The center of gravity of the global energy system is shifting towards Asia. The International Energy Agency has forecasted that Asia would account for 62 percent of global energy demand growth from 2016 to 2040. Nearly 18 percent of this growth is expected to occur in Southeast Asia.
Today, considerable portions of the population in Southeast Asia live with minimal or no access to electricity. Satisfying energy demand and increasing electricity access can lead to growing fossil fuel consumption, which will subsequently increase global climate emissions in a region which is already extremely vulnerable to the effects of climate change.
Reports from the International Energy Agency and the Oxford Institute for Energy Studies claim that LNG can be an affordable and accessible alternative to coal and fuel oil while slowing the growth of energy-related carbon emissions.
In my doctoral thesis, I identify several challenges surrounding the growth of LNG consumption in Southeast Asia.
The globalization of natural gas markets
Geographers have called for a stronger analytical focus on the notion of territoriality in energy transitions research. An analytical focus on territoriality entails accounting for the scales and arenas of political action that govern energy transitions. Territoriality is particularly relevant as energy systems become increasingly global through cross-border energy investment and energy market deregulation.
The international natural gas industry is currently poised at a conjunctionally specific moment where the territoriality of natural gas markets is evolving as markets are becoming global to a similar scale as other energy commodities such as oil.
Industry proponents claim that the globalization of natural gas is leading to imperatives for market development in emerging economies, particularly in Asia. Proponents also claim that emerging economies can reduce their climate emissions by using natural gas to transition away from coal and oil, because natural gas produces fewer climate emissions.
In my thesis, I draw upon three extended case studies in Singapore, Thailand, and Indonesia to explore the globalization of natural gas markets and how these changes are shaping energy development and politics in these countries.
A different market in Asia
I draw upon literature on global production networks to explain how changes in the inter-organizational networks by which LNG is traded shapes the territoriality of global gas markets.
I note that relationships along global production networks from production, to transportation, to importation have historically been largely governed under inflexible long-term contracts due to the high-capital intensity of LNG infrastructure.
The consequence of these arrangements is that LNG markets have historically been exclusive to high-income countries. But more recently, these inter-organizational arrangements have become more organizationally fragmented and flexible, leading to the possibility for market development in emerging economies.

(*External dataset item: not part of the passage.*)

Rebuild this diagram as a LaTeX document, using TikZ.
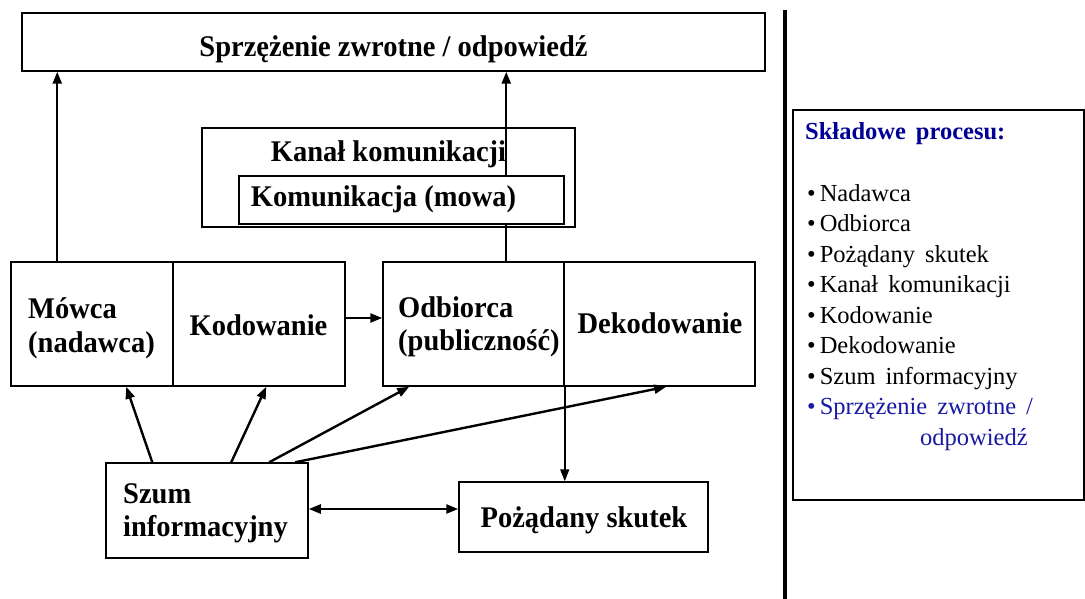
\documentclass[tikz,border=0pt]{standalone}
\usepackage{fontspec}
\setmainfont{Liberation Serif}
\newfontfamily\diagfont{Liberation Serif}[FakeStretch=0.95]
\usetikzlibrary{arrows.meta,calc}
\definecolor{navy}{RGB}{0,0,150}
\definecolor{itemblue}{RGB}{25,25,165}
\newcommand\widespaces{\spaceskip=10pt plus 2pt\relax}

\begin{document}
\begin{tikzpicture}[x=1pt,y=-1pt,
  frame/.style={draw, line width=1.5pt, inner sep=0pt},
  boxtext/.style={inner sep=0pt, anchor=base, font=\diagfont\bfseries\fontsize{30}{34}\selectfont},
  boxtextl/.style={boxtext, anchor=base west},
  tip/.tip={Triangle[length=12pt,width=9pt]},
  arr/.style={line width=2.4pt, -tip},
  darr/.style={line width=2.4pt, tip-tip},
  thinarr/.style={line width=1.6pt, -tip},
  itemtext/.style={anchor=base west, inner sep=0pt,
    font=\fontsize{24.5}{26}\selectfont\widespaces}]

\fill[white] (0,0) rectangle (1085,599);
\useasboundingbox (0,0) rectangle (1085,599);

% feedback box across the top
\node[frame, minimum width=743pt, minimum height=58pt] (fb) at (393.5,42) {};
\node[boxtext] (fbtxt) at (393.5,57) {Sprzężenie zwrotne / odpowiedź};

% communication channel
\node[frame, minimum width=373pt, minimum height=99pt] (kanal) at (388.5,177.5) {};
\node[boxtext] (kanaltxt) at (388.5,162) {Kanał komunikacji};

% sender / encoding and receiver / decoding
\node[frame, minimum width=162pt, minimum height=124pt] (mowca) at (92,324) {};
\node[frame, minimum width=172pt, minimum height=124pt] (kod) at (259,324) {};
\node[frame, minimum width=181pt, minimum height=124pt] (odb) at (473.5,324) {};
\node[frame, minimum width=191pt, minimum height=124pt] (dek) at (659.5,324) {};
\node[boxtextl] (mowcatxt) at (28,318) {Mówca};
\node[boxtextl] (nadawcatxt) at (28,352) {(nadawca)};
\node[boxtext] (kodtxt) at (258.5,335) {Kodowanie};
\node[boxtextl] (odbtxt) at (398,317) {Odbiorca};
\node[boxtextl] (publtxt) at (398,350) {(publiczność)};
\node[boxtext] (dektxt) at (660,333) {Dekodowanie};

% noise and desired effect
\node[frame, minimum width=202pt, minimum height=95pt] (szum) at (207,510.5) {};
\node[boxtextl] (szumtxt) at (123,503) {Szum};
\node[boxtextl] (infotxt) at (123,536) {informacyjny};
\node[frame, minimum width=249pt, minimum height=70pt] (skutek) at (583.5,517) {};
\node[boxtext] (skutektxt) at (584,527) {Pożądany skutek};

% feedback arrows
\coordinate (m1) at ($(mowca.north west)+(47,0)$);
\coordinate (o1) at ($(odb.north west)+(124,0)$);
\draw[arr] (m1) -- (m1 |- fb.south);
\draw[arr] (o1) -- (o1 |- fb.south);

% speech box sits on top of the feedback line
\node[frame, fill=white, minimum width=325pt, minimum height=48pt] (mowa) at (401.5,200) {};
\node[boxtext] (mowatxt) at (383.5,207) {Komunikacja (mowa)};

% message flow
\draw[arr] ($(kod.east)+(0,-6)$) -- ($(odb.west)+(0,-6)$);
\draw[thinarr] (odb.south east) -- (odb.south east |- skutek.north);
\draw[darr] ($(szum.east)+(0,-1.5)$) -- ($(szum.east -| skutek.west)+(0,-1.5)$);

% noise disturbs every stage
\draw[arr] ($(szum.north west)+(47,0)$) -- ($(mowca.south west)+(116,0)$);
\draw[arr] ($(szum.north west)+(126,0)$) -- ($(kod.south west)+(94,0)$);
\draw[arr] ($(szum.north west)+(164,0)$) -- ($(odb.south west)+(27,0)$);
\draw[arr] ($(szum.north west)+(190,0)$) -- ($(dek.south west)+(103,0)$);

% separator
\coordinate (septop) at (785,10);
\coordinate (sepbot) at (785,599);
\draw[line width=3.5pt] (septop) -- (sepbot);

% list of components
\node[frame, minimum width=291pt, minimum height=390pt] (panel) at (938.5,305) {};
\node[anchor=base west, inner sep=0pt, text=navy,
  font=\bfseries\fontsize{24.5}{26}\selectfont\widespaces] (ptitle) at (805,140) {Składowe procesu:};
\node[itemtext] (i1) at (807,201) {•\hspace{4pt}Nadawca};
\node[itemtext] (i2) at (807,231.5) {•\hspace{4pt}Odbiorca};
\node[itemtext] (i3) at (807,262) {•\hspace{4pt}Pożądany skutek};
\node[itemtext] (i4) at (807,292.5) {•\hspace{4pt}Kanał komunikacji};
\node[itemtext] (i5) at (807,323) {•\hspace{4pt}Kodowanie};
\node[itemtext] (i6) at (807,353.5) {•\hspace{4pt}Dekodowanie};
\node[itemtext] (i7) at (807,384) {•\hspace{4pt}Szum informacyjny};
\node[itemtext, text=itemblue] (i8) at (807,414.5) {•\hspace{4pt}Sprzężenie zwrotne /};
\node[itemtext, text=itemblue] (i9) at (920,445) {odpowiedź};

\end{tikzpicture}
\end{document}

However, the continued growth of flexible LNG trading arrangements in Asia is dependent upon the development of standardized pricing regimes and increasing liquidity in natural gas trade in the region. A key barrier for these developments is that natural gas markets in Asia are strongly regulated by individual nation-states.
Natural gas markets have been strongly regulated by nation-states due to monopolization propensities in the private sector. Consequentially, unlike other commodities such as oil which are traded through relatively liquid and global markets, LNG markets have largely been exclusive to high-income nations with regulated monopolies with the ability to commit to long-term LNG supply despite considerable market risks.

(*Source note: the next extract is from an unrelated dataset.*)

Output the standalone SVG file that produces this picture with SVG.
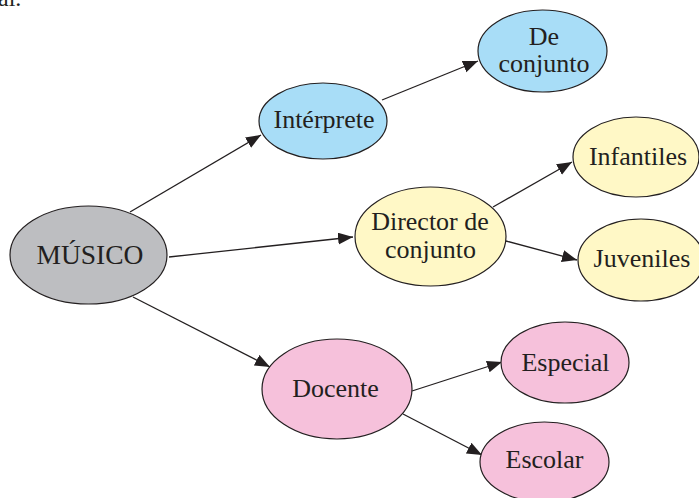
<svg xmlns="http://www.w3.org/2000/svg" width="699" height="498" viewBox="0 0 699 498">
<style>
.n{stroke:#231f20;stroke-width:1.2}
.g{fill:#bdbec1}
.b{fill:#a8ddf7}
.y{fill:#fff8c6}
.p{fill:#f6c1db}
text{font-family:"Liberation Serif","Times New Roman",serif;font-size:26px;fill:#231f20;text-anchor:middle}
.c line{stroke:#231f20;stroke-width:1.3;marker-end:url(#ah)}
</style>
<defs>
<marker id="ah" markerUnits="userSpaceOnUse" markerWidth="16" markerHeight="13" refX="15" refY="6" orient="auto">
<path d="M0,0 L15,6 L0,12 z" fill="#231f20"/>
</marker>
</defs>
<rect width="699" height="498" fill="#ffffff"/>
<text x="-2" y="6" style="text-anchor:start;font-size:24px">al.</text>
<g class="c" id="connectors">
<line x1="130" y1="212" x2="261" y2="135"/>
<line x1="169" y1="257" x2="353" y2="237"/>
<line x1="133" y1="297" x2="270" y2="367"/>
<line x1="382" y1="100" x2="478" y2="61"/>
<line x1="493" y1="207" x2="572" y2="162"/>
<line x1="506" y1="241" x2="577" y2="260"/>
<line x1="412" y1="391" x2="502" y2="362"/>
<line x1="403" y1="414" x2="482" y2="455"/>
</g>
<g id="musico"><ellipse class="n g" cx="88.5" cy="255" rx="78.5" ry="49"/><text x="90" y="264" style="font-size:27.5px">MÚSICO</text></g>
<g id="interprete"><ellipse class="n b" cx="323" cy="121" rx="64" ry="38"/><text x="324" y="128">Intérprete</text></g>
<g id="deconjunto"><ellipse class="n b" cx="542.5" cy="51" rx="64.5" ry="41"/><text x="544" y="45">De</text><text x="544" y="72">conjunto</text></g>
<g id="director"><ellipse class="n y" cx="430.5" cy="236.5" rx="75.5" ry="49.5"/><text x="430" y="230">Director de</text><text x="430.5" y="257.5">conjunto</text></g>
<g id="infantiles"><ellipse class="n y" cx="636" cy="157" rx="63" ry="40"/><text x="638" y="165">Infantiles</text></g>
<g id="juveniles"><ellipse class="n y" cx="641" cy="260" rx="63" ry="41"/><text x="642" y="267">Juveniles</text></g>
<g id="docente"><ellipse class="n p" cx="337" cy="389" rx="75" ry="50"/><text x="335.5" y="397">Docente</text></g>
<g id="especial"><ellipse class="n p" cx="565" cy="362.5" rx="64" ry="40.5"/><text x="565.5" y="370.5">Especial</text></g>
<g id="escolar"><ellipse class="n p" cx="544.5" cy="462" rx="64.5" ry="40"/><text x="544.5" y="468">Escolar</text></g>
</svg>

While the political-economy of natural gas markets has been evolving due to market and pricing reforms in Europe and the United States, these reforms have been unevenly implemented in Asia.
Natural gas market reforms can be characterized by reregulation instead of deregulation as nation-states must be prevalent in enabling these reforms. The issue is that natural gas market reforms may contradict the internal-politics surrounding energy development and security in emerging economies in Southeast Asia.
As the transformation of the political-economy of natural gas markets is constrained, and the emergence of more flexible arrangements in LNG production networks is limited, long-term LNG contracts may remain prevalent in the future.
The prevalence of long-term LNG contracts subsequently poses considerable energy security and market risk for emerging economies, which would limit the continued growth of LNG markets in Southeast Asia.